It’s not that I want to die, it’s just that I wish that the pain I feel would go away permanently.
The last time I cut myself was three weeks ago.
For once, the physical pain of my scars was masking the mental pain I was feeling in that moment. It felt good for a brief moment, up until I recollected my thoughts and asked myself why did I resort to self-harm in the first place? Am I going down the rabbit hole again? Will the next time be more intense? What got me to finally relapse after years of being free of self-harming?
You see, the last time I cut myself was 6 years ago, in 2013. No therapist, no medication, not even fully aware that the things I was feeling and going through were major signs of depression. For 6 years, through the hard times and the rough patches, I was strong enough to not pick up a sharp object and cut my skin to mask the mental pain with physical pain.
But, that doesn’t mean I never had suicidal thoughts.
The suicidal thoughts were intense when I was eighteen. I was going through a major dark time in my life, and back then I actually wanted to die. I don’t know how I honestly got through it and out of that place, but my very limited memories of that time in my life are just me being intensely depressed, cutting myself on the bathroom floor, writing poems that were disguised as suicide notes.
Maybe it’s because I’m older that I now have a better understanding of life. My brain isn’t aware of that I feel the same type of pain I did back then, but I now have more value and respect for my life. I know I want to live.
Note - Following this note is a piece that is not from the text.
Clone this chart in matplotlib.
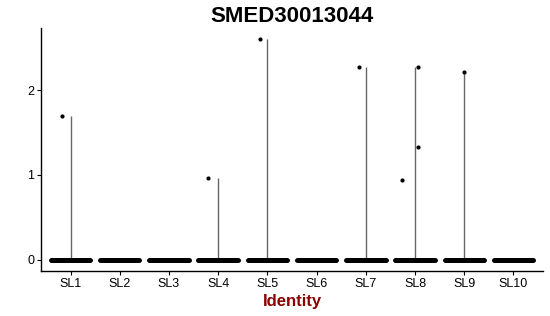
import matplotlib
matplotlib.use("Agg")
import matplotlib.pyplot as plt
import numpy as np

plt.rcParams['font.family'] = ['Liberation Sans', 'DejaVu Sans']

categories = ["SL1", "SL2", "SL3", "SL4", "SL5", "SL6", "SL7", "SL8", "SL9", "SL10"]
# maximum expression per group (violin extent)
violin_max = [1.70, 0.0, 0.0, 0.96, 2.60, 0.0, 2.27, 2.27, 2.21, 0.0]
# non-zero cells: group index, value, jitter offset
pt_group = [0, 3, 4, 6, 7, 7, 7, 8]
pt_value = [1.70, 0.96, 2.60, 2.27, 0.94, 2.27, 1.33, 2.21]
pt_jitter = [-0.18, -0.20, -0.16, -0.14, -0.27, 0.07, 0.07, 0.0]

fig = plt.figure(figsize=(5.5, 3.16), dpi=100)
ax = fig.add_axes([41/550, 1 - 271/316, (543-41)/550, (271-28)/316])

x = np.arange(1, len(categories) + 1)
jw = 0.40
for xi, vm in zip(x, violin_max):
    # dense band of zero-valued cells
    ax.hlines(0, xi - jw, xi + jw, color='black', lw=3.6, capstyle='round', zorder=3)
    if vm > 0:
        ax.vlines(xi, 0, vm, color='#666666', lw=1.0, zorder=2)

ax.scatter([x[g] + j for g, j in zip(pt_group, pt_jitter)], pt_value,
           s=9, color='black', zorder=4, linewidths=0)

ax.set_xlim(0.4, len(categories) + 0.6)
ax.set_ylim(-0.13, 2.73)
ax.set_xticks(x)
ax.set_xticklabels(categories)
ax.set_yticks([0, 1, 2])
ax.set_yticklabels(["0", "1", "2"])
for s in ['top', 'right']:
    ax.spines[s].set_visible(False)
for s in ['left', 'bottom']:
    ax.spines[s].set_linewidth(1.0)
ax.tick_params(axis='both', labelsize=9, length=3, width=0.8, colors='black', pad=2)
ax.set_title("SMED30013044", fontsize=16, fontweight='bold', pad=4)
ax.set_xlabel("Identity", fontsize=12, fontweight='bold', color='#8B0000', labelpad=3)

fig.savefig("out.png", dpi=100)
I want to live because I am only 25, and I still have an entire world to explore. I want to live to see my friends get married and start families of their own, I want to live to see myself get engaged and married in the future, I want to live to see who I am by the time I’m 30, 40, 50 years old. I want to live because I know my life is not over yet, and I know that I will get through this.
But to even get to that specific headspace takes so much willpower. Sometimes, there will be people that take more than one pill at a time just so that they get some well-needed sleep, and unfortunately, commit suicide in the process. Sometimes, there will be people who cut their wrists too deep and unfortunately commit suicide in the process.
As an active fighter against my own demons and survivor of defeating past ones, I stand here today to let you know that things will always get better, and your life matters.
You matter because people do love you. They will miss you. They will mourn you, and regret that they couldn’t help you when you’re alive. You matter because your unique talents and passions can make a difference not only to your life but also in the world. You matter because there is no one else like you; sure, other people may have similar qualities, but no one is going to be exactly like you in this world. Losing you means we lose your sense of humor, your style, your spunk, your passions, and the imperfections that make up the beauty in you. You matter.
So while I’m getting the help needed in order to keep on living on this planet, I hope you are too. Ask for help, go and talk to a professional, you can even go online and talk to someone on NYC Well if you live in the NYC area (of course, there are other hotlines you can reach out to if you are not in NYC). Most importantly, create a safety plan for yourself in order to become aware of your behavior and thoughts when it goes through this crisis mode:
- What are some of the things that trigger you into this crisis mode?
- What are some of the behaviors you portray when they happen?
- What are some things you can do to help cope when you are by yourself?
- Who are some of the people in your life you can text or call when you are having a crisis mode?
- What are some of the professional resources I can use if I can’t reach anyone personal in my life?
- How can I prevent myself from self-harming in the future?
- What are some of the reasons you want to live?
Simply creating a safety plan to live by and remember whenever you feel a lack of control in your life and going through crisis mode can honestly save your life. I created my own safety plan with my therapist a couple of weeks ago after admitting to her that I had recently cut myself after weeks of my depression becoming more intense. I now have a better idea of the moments and feelings that drive me to a negative headspace, and I now know what to do if I ever come confronted with those moments and feelings, and have other outlets to depend on instead of taking it out on my body. I now know what to avoid when I’m in that negative headspace, and I now know the unique objects and places that can help me through the negative thoughts and intense emotions.
It’s the little things that may actually save your life in the long run.
I’m an advocate for mental health, especially suicide awareness and prevention because I’ve been a victim and I’ve been a witness to it. It’s such a terrible thing to have to experience and hear about on the news, especially those who are in my age range and even as young as pre-teens. While we are having more conversations about mental health to prevent suicide, it is still one of the highest death rates within younger age groups, and I hope that at least sharing my story to one of you guys will help you understand that you aren’t alone, the thoughts and emotions you feel aren’t just yours alone, and that you can come out stronger and happier in the long-run.
Also, don’t feel bad if you relapsed in any way. I might have relapsed after 6 years of being self-harm free, but it doesn’t mean that the way I handled things in the past was right for my mental health. It also doesn’t mean all the process I’ve made since then is now gone. We all have our moments, and sometimes we don’t even have control over ourselves, but please – make sure you have some sort of safety plan so that your relapse isn’t an accidental suicide.
We don’t want to lose you because you matter.
And let those around you who are struggling to find reasons to live that they matter too.